Gaseous nebulae offer outstanding opportunities to atomic physicists,
spectroscopists, plasma experts, and to observers and theoreticians
alike for the study of attenuated ionized gases. These nebulae are often
dusty, heated by radiation fields and by shocks. They are short-lived
phenomena on the scale of a stellar lifetime, but their chemical
compositions and internal kinematics may give important clues to
advanced stages of stellar evolution. The material herein presented is
based on lectures given at the University of Michigan, University of
Queensland, University of California, Los Angeles, and in more
abbreviated form at the Raman Institute, at the Scuola Internazionale di
Trieste, and elsewhere. Much of it is derived origionally from the
series "Physical Processes in Gaseous Nebulae" initiated at the Harvard
College Observatory in the late 1930s. I have tried to emphasize the
basic physics of the mechanisms involved and mention some of the
uncertainties that underlie calculations of many basic parameters.

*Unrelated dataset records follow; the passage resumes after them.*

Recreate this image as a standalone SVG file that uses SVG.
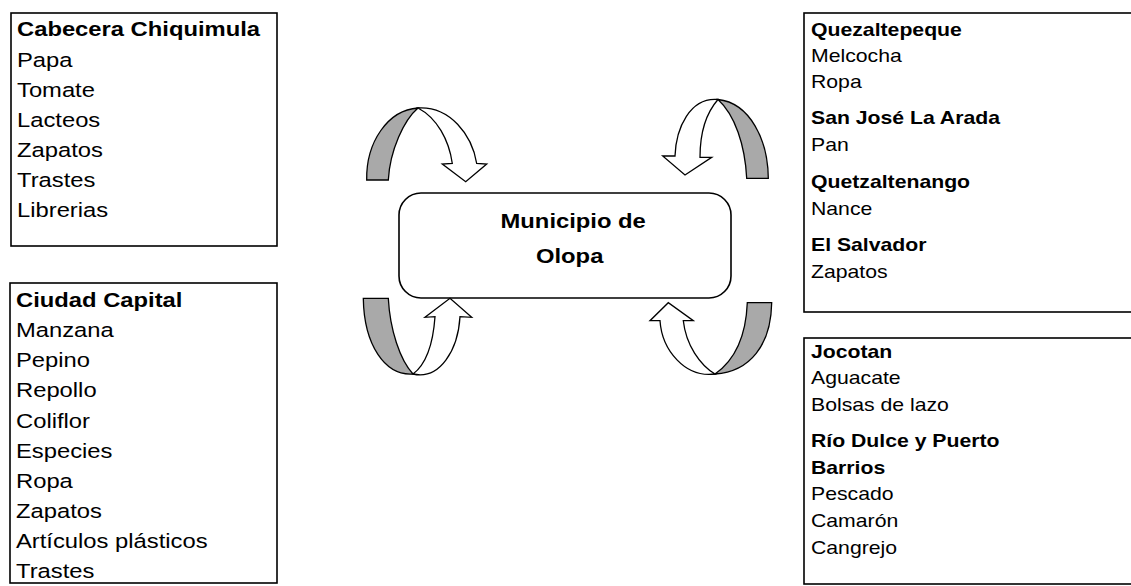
<svg xmlns="http://www.w3.org/2000/svg" width="1131" height="586" viewBox="0 0 1131 586">
<style>
.box{fill:#fff;stroke:#000;stroke-width:1.6}
.t{font-family:"Liberation Sans",Arial,sans-serif;fill:#000}
.l{font-size:20.5px}
.r{font-size:18.3px}
.b{font-weight:bold}
.band{fill:#a9a9a9;stroke:#000;stroke-width:1.3}
.arw{fill:#fff;stroke:#000;stroke-width:1.3;stroke-linejoin:miter}
</style>
<rect width="1131" height="586" fill="#fff"/>
<g id="cabecera">
<rect class="box" x="11" y="13" width="266" height="233"/>
<g transform="translate(17,0) scale(1.16,1)" class="t l">
<text class="b" x="0" y="36">Cabecera Chiquimula</text>
<text x="0" y="67">Papa</text>
<text x="0" y="97">Tomate</text>
<text x="0" y="127">Lacteos</text>
<text x="0" y="157">Zapatos</text>
<text x="0" y="187">Trastes</text>
<text x="0" y="217">Librerias</text>
</g>
</g>
<g id="capital">
<rect class="box" x="10" y="283" width="267" height="300"/>
<g transform="translate(16,0) scale(1.16,1)" class="t l">
<text class="b" x="0" y="307">Ciudad Capital</text>
<text x="0" y="337">Manzana</text>
<text x="0" y="367">Pepino</text>
<text x="0" y="397">Repollo</text>
<text x="0" y="428">Coliflor</text>
<text x="0" y="458">Especies</text>
<text x="0" y="488">Ropa</text>
<text x="0" y="518">Zapatos</text>
<text x="0" y="548">Artículos plásticos</text>
<text x="0" y="578">Trastes</text>
</g>
</g>
<g id="olopa">
<rect class="box" x="399" y="193" width="332" height="105" rx="22" ry="22"/>
<g transform="translate(572,0) scale(1.16,1)" class="t l b" text-anchor="middle">
<text x="1" y="228">Municipio de</text>
<text x="-2" y="263">Olopa</text>
</g>
</g>
<g id="quezaltepeque">
<rect class="box" x="804" y="13" width="340" height="299"/>
<g transform="translate(811,0) scale(1.16,1)" class="t r">
<text class="b" x="0" y="36">Quezaltepeque</text>
<text x="0" y="62">Melcocha</text>
<text x="0" y="88">Ropa</text>
<text class="b" x="0" y="124">San José La Arada</text>
<text x="0" y="151">Pan</text>
<text class="b" x="0" y="188">Quetzaltenango</text>
<text x="0" y="215">Nance</text>
<text class="b" x="0" y="251">El Salvador</text>
<text x="0" y="278">Zapatos</text>
</g>
</g>
<g id="jocotan">
<rect class="box" x="804" y="338" width="340" height="246"/>
<g transform="translate(811,0) scale(1.16,1)" class="t r">
<text class="b" x="0" y="358">Jocotan</text>
<text x="0" y="384">Aguacate</text>
<text x="0" y="411">Bolsas de lazo</text>
<text class="b" x="0" y="447">Río Dulce y Puerto</text>
<text class="b" x="0" y="474">Barrios</text>
<text x="0" y="500">Pescado</text>
<text x="0" y="527">Camarón</text>
<text x="0" y="554">Cangrejo</text>
</g>
</g>
<g id="connectors">
<path class="band" d="M366.7,180 C366,142 388,110 418,108 C404,120 390,150 388.3,180 Z"/>
<path class="arw" d="M418,108 C450,106 472,135 476.7,163.5 L486.7,164 L465.7,181.7 L442.3,164 L452.3,163.5 C449,140 437,118 418,108 Z"/>
<path class="band" d="M768.3,178.3 C768,140 750,103 718,99.5 C735,115 745,145 746.7,178.3 Z"/>
<path class="arw" d="M718,99.5 C690,97 676,128 675,156 L662.7,156 L685,175 L711.7,157.3 L700,157.3 C700,130 707,112 718,99.5 Z"/>
<path class="band" d="M363.3,298.3 L388.3,298.3 C390,330 400,360 413,374 C385,376 364,345 363.3,298.3 Z"/>
<path class="arw" d="M413,374 C440,380 458,350 460,316.7 L471.7,317.3 L450,298.3 L425,317.3 L435,316.7 C433,345 425,365 413,374 Z"/>
<path class="band" d="M747.3,302.7 L771.7,302.7 C771,345 750,372 715,374 C735,360 746,335 747.3,302.7 Z"/>
<path class="arw" d="M715,374 C685,378 662,350 660,320.7 L650,320.7 L668.3,302.7 L693.3,320.7 L683.3,320.7 C686,345 700,365 715,374 Z"/>
</g>
</svg>
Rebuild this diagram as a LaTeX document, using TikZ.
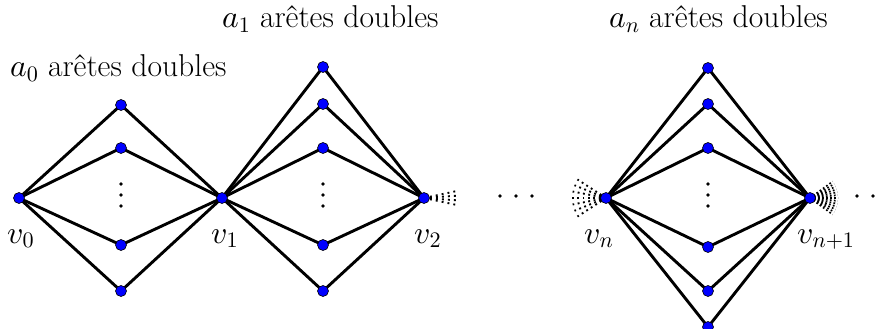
\documentclass[tikz,border=0pt]{standalone}
\DeclareFontShape{OML}{cmm}{m}{it}{<-6>cmmi5<6-8>cmmi7<8->cmmi10}{}
\DeclareFontShape{OT1}{cmr}{m}{n}{<-6>cmr5<6-8>cmr7<8->cmr10}{}
\DeclareFontShape{OMS}{cmsy}{m}{n}{<-6>cmsy5<6-8>cmsy7<8->cmsy10}{}
\DeclareMathSizes{31.6}{31.6}{22.12}{15.8}
\begin{document}
\begin{tikzpicture}[x=1pt,y=-1pt,
  vtx/.style={circle,fill=blue,draw=black,line width=0.6pt,inner sep=0pt,minimum size=11pt},
  edge/.style={line width=2.9pt,black},
  lab/.style={anchor=base west,inner sep=0pt,font=\fontsize{31.6}{38}\selectfont},
  dotdot/.style={fill=black},
  fanA/.style={line width=1.9pt,dash pattern=on 1.9pt off 4.1pt},
  fanB/.style={line width=1.9pt,dash pattern=on 1.9pt off 3.5pt},
  fanC/.style={line width=1.7pt,dash pattern=on 1.7pt off 2.3pt}]
\useasboundingbox (0,0) rectangle (883,329);
% hubs
\coordinate (v0) at (19,198);
\coordinate (v1) at (222,198);
\coordinate (v2) at (424,198);
\coordinate (vn) at (606,198);
\coordinate (vn1) at (810,198);
% group 0
\foreach \i/\y in {1/105,2/148,3/245,4/291}{
  \coordinate (g0\i) at (121,\y);
  \draw[edge] (v0) -- (g0\i) -- (v1);
}
% group 1
\foreach \i/\y in {1/67,2/104,3/148,4/245,5/291}{
  \coordinate (g1\i) at (323,\y);
  \draw[edge] (v1) -- (g1\i) -- (v2);
}
% group n
\foreach \i/\y in {1/68,2/104,3/148,4/247,5/291,6/327}{
  \coordinate (gn\i) at (708,\y);
  \draw[edge] (vn) -- (gn\i) -- (vn1);
}
% dotted fans
\foreach \a in {-12,-4,4,12}{
  \draw[fanA] (v2) -- ++(\a:33);
}
\foreach \a in {-33,-22,-11,0,11,22,33}{
  \draw[fanB] (vn) -- ++(180+\a:34);
}
\foreach \a in {-36,-30,...,36}{
  \draw[fanC] (vn1) -- ++(\a:28);
}
% vertices
\foreach \n in {v0,v1,v2,vn,vn1}{\node[vtx] (n\n) at (\n) {};}
\foreach \i in {1,...,4}{\node[vtx] (ng0\i) at (g0\i) {};}
\foreach \i in {1,...,5}{\node[vtx] (ng1\i) at (g1\i) {};}
\foreach \i in {1,...,6}{\node[vtx] (ngn\i) at (gn\i) {};}
% vertical dots
\foreach \x in {121,323,708}{
  \foreach \y in {184,195,206}{\fill[dotdot] (\x,\y) circle (1.9pt);}
}
% horizontal dots
\foreach \x in {500,516,532,857,873}{\fill[dotdot] (\x,196) circle (1.9pt);}
% labels
\node[lab] (la0) at (10,77) {$a_0$ arêtes doubles};
\node[lab] (la1) at (222,28) {$a_1$ arêtes doubles};
\node[lab] (lan) at (609,28) {$a_n$ arêtes doubles};
\node[lab] (lv0) at (7,243) {$v_0$};
\node[lab] (lv1) at (211,243) {$v_1$};
\node[lab] (lv2) at (414,243) {$v_2$};
\node[lab] (lvn) at (584,243) {$v_n$};
\node[lab] (lvn1) at (797,243) {$v_{n+1}$};
\end{tikzpicture}
\end{document}
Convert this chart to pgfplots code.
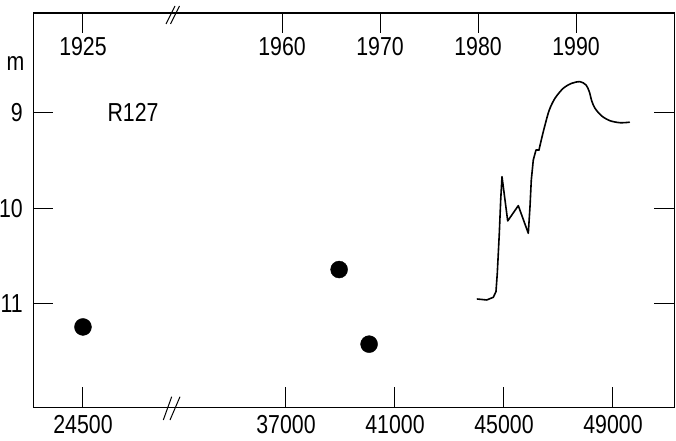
\documentclass[border=0pt]{standalone}
\usepackage{fontspec}
\setmainfont{Liberation Sans}[FakeStretch=0.82]
\usepackage{pgfplots}
\pgfplotsset{compat=1.18}

\begin{document}
\begin{tikzpicture}[x=1pt,y=1pt]
\pgfplotsset{
  common/.style={
    scale only axis, width=641pt, height=394pt,
    at={(33pt,33pt)}, anchor=south west,
    axis line style={line width=1pt},
    tick style={line width=1pt, black},
    major tick length=20pt,
    tick align=inside,
    /pgf/number format/assume math mode=true,
    every tick label/.append style={font=\fontsize{26}{30}\selectfont, inner sep=0pt},
  }
}
% bottom axis: days, with a break between 24500 and 37000
\begin{axis}[common,
  xmin=27716, xmax=51239,
  ymin=7.958, ymax=12.077, y dir=reverse,
  xtick={29550,37000,41000,45000,49000},
  xticklabels={24500,37000,41000,45000,49000},
  xtick pos=lower, xticklabel pos=lower,
  ytick={9,10,11},
  ytick pos=both, yticklabel pos=lower,
  xticklabel style={yshift=-8pt},
  yticklabel style={xshift=-10pt},
  x filter/.expression={x<30000 ? x+5050 : x},
]
\addplot[only marks, mark=*, mark size=8.5pt, black]
  coordinates {(24500,11.24) (38950,10.64) (40050,11.42)};
% lower, jagged part of the record
\addplot[line width=1.6pt, black, line join=round, line cap=round] coordinates {
  (44020,10.948) (44365,10.958) (44607,10.930) (44706,10.871)
  (44754,10.679) (44828,10.261) (44879,9.913) (44927,9.669)
  (45037,9.913) (45136,10.132) (45525,9.972) (45892,10.261)
  (45954,9.983) (46002,9.704) (46075,9.495) (46174,9.390)
  (46284,9.390)
};
% upper, smooth part
\addplot[line width=1.6pt, black, smooth, line cap=round] coordinates {
  (46284,9.390) (46383,9.268) (46505,9.129) (46662,8.972)
  (46872,8.849) (47176,8.745) (47484,8.693) (47789,8.676)
  (48009,8.710) (48130,8.780) (48218,8.875) (48339,8.954)
  (48585,9.034) (48890,9.084) (49257,9.105) (49598,9.100)
};
\end{axis}
% top axis: years
\begin{axis}[common,
  xmin=1934.59, xmax=2000, ymin=0, ymax=1, ytick=\empty,
  xtick={1939.69,1960,1970,1980,1990},
  xticklabels={1925,1960,1970,1980,1990},
  xtick pos=upper, xticklabel pos=upper,
  xticklabel style={anchor=north, yshift=-24pt},
]
\end{axis}
% axis breaks
\draw[line width=1pt] (166,416) -- (175,434) (170.5,416) -- (179.5,434);
\draw[line width=1pt] (163.3,20) -- (171.7,43.3) (170,20) -- (180,43.3);
\node[font=\fontsize{26}{30}\selectfont] at (133,327.5) {R127};
\node[font=\fontsize{26}{30}\selectfont, inner sep=0pt] at (15.5,376) {m};
\pgfresetboundingbox
\path[use as bounding box] (0,0) rectangle (676,440);
\end{tikzpicture}
\end{document}
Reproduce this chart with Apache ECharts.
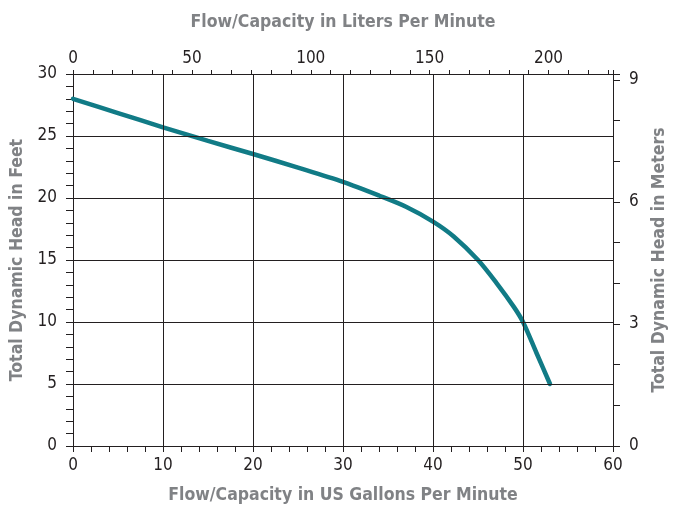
<!DOCTYPE html>
<html><head><meta charset="utf-8">
<script src="https://cdn.jsdelivr.net/npm/echarts@6/dist/echarts.min.js"></script>
<style>html,body{margin:0;padding:0;background:#fff}#c{width:673px;height:512px}</style>
</head><body><div id="c"></div>
<script>
// Pump curve: flow (US GPM) vs total dynamic head (feet)
const flowGpm = [0, 5, 10, 15, 20, 25, 30, 34, 37, 40, 42.3, 45, 47, 49, 50, 51.5, 53];
const headFeet = [28.0, 26.85, 25.7, 24.6, 23.55, 22.45, 21.3, 20.2, 19.3, 18.1, 16.9, 15.0, 13.2, 11.2, 10.0, 7.5, 5.0];
const gpmTicks = [0, 10, 20, 30, 40, 50, 60];
const lpmTicks = [0, 50, 100, 150, 200];
const feetTicks = [0, 5, 10, 15, 20, 25, 30];
const meterTicks = [0, 3, 6, 9];

const GAL_TO_L = 3.78541, FT_TO_M = 0.3048;
const gpmMax = 60, feetMax = 30;
const FF = "'DejaVu Sans Condensed','DejaVu Sans',sans-serif";
const tickFont = { color: '#231f20', fontSize: 17, fontFamily: FF };
const nameFont = { color: '#808285', fontSize: 17.5, fontWeight: 'bold', fontFamily: FF };
const ink = '#231f20';
const axisLineStyle = { show: true, onZero: false, lineStyle: { color: ink, width: 1 } };
const near = (v, m) => Math.abs(v / m - Math.round(v / m)) < 1e-6;
const fmtFrom = (list, step) => v => {
  const r = Math.round(v);
  return (near(v, step) && list.includes(r)) ? String(r) : '';
};

const chart = echarts.init(document.getElementById('c'), null, { renderer: 'canvas' });
chart.setOption({
  animation: false,
  grid: { left: 73, right: 60, top: 74, bottom: 66, outerBoundsMode: 'none', containLabel: false },
  xAxis: [
    { // bottom: ticks every 2 GPM, labels every 10
      type: 'value', position: 'bottom', min: 0, max: gpmMax, interval: 2,
      name: 'Flow/Capacity in US Gallons Per Minute', nameLocation: 'middle', nameGap: 40,
      nameTextStyle: nameFont,
      axisLine: axisLineStyle,
      axisTick: { show: true, inside: false, length: 6, lineStyle: { color: ink } },
      axisLabel: Object.assign({ margin: 11, formatter: fmtFrom(gpmTicks, 10) }, tickFont),
      splitLine: { show: false }
    },
    { // top: litres per minute
      type: 'value', position: 'top', min: 0, max: gpmMax * GAL_TO_L, interval: 25 / 3,
      name: 'Flow/Capacity in Liters Per Minute', nameLocation: 'middle', nameGap: 43,
      nameTextStyle: nameFont,
      axisLine: axisLineStyle,
      axisTick: { show: true, inside: false, length: 4, lineStyle: { color: ink } },
      axisLabel: Object.assign({ margin: 7, formatter: fmtFrom(lpmTicks, 50) }, tickFont),
      splitLine: { show: false }
    }
  ],
  yAxis: [
    { // left: ticks every foot, labels every 5
      type: 'value', position: 'left', min: 0, max: feetMax, interval: 1,
      name: 'Total Dynamic Head in Feet', nameLocation: 'middle', nameGap: 40,
      nameTextStyle: nameFont,
      axisLine: axisLineStyle,
      axisTick: { show: true, inside: false, length: 7, lineStyle: { color: ink } },
      axisLabel: Object.assign({ margin: 16, formatter: fmtFrom(feetTicks, 5) }, tickFont),
      splitLine: { show: false }
    },
    { // right: metres
      type: 'value', position: 'right', min: 0, max: feetMax * FT_TO_M, interval: 1,
      name: 'Total Dynamic Head in Meters', nameLocation: 'middle', nameGap: 37,
      nameTextStyle: nameFont,
      axisLine: axisLineStyle,
      axisTick: { show: true, inside: false, length: 7, lineStyle: { color: ink } },
      axisLabel: Object.assign({ margin: 16, formatter: fmtFrom(meterTicks, 3) }, tickFont),
      splitLine: { show: false }
    }
  ],
  series: [{
    type: 'line', xAxisIndex: 0, yAxisIndex: 0,
    data: flowGpm.map((x, i) => [x, headFeet[i]]),
    smooth: 0.3, showSymbol: false, symbol: 'none',
    lineStyle: { color: '#117b86', width: 4.5, cap: 'round' },
    markLine: {
      silent: true, symbol: 'none', label: { show: false }, animation: false,
      lineStyle: { color: ink, width: 1, type: 'solid' },
      data: gpmTicks.slice(1, -1).map(v => ({ xAxis: v }))
        .concat(feetTicks.slice(1, -1).map(v => ({ yAxis: v })))
    },
    z: 3
  }]
});
</script></body></html>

Emphasis is placed on ionized plasmas with electron temperatures
typically in the neighborhood of 10, OOOoK. Dust and other ingredients
of the cold component of the interstellar medium are treated briefly
from the point of view of their relation to hot plasmas of H II regions
and planetaries. Chemical composition determinations for nebulae are
discussed in some detail while the last section deals with
interpretations of elemental abundances in the framework of stellar
evolution and nucleogenesis. Gaseous nebulae offer some particularly
engaging opportunities for studies of stellar evolution.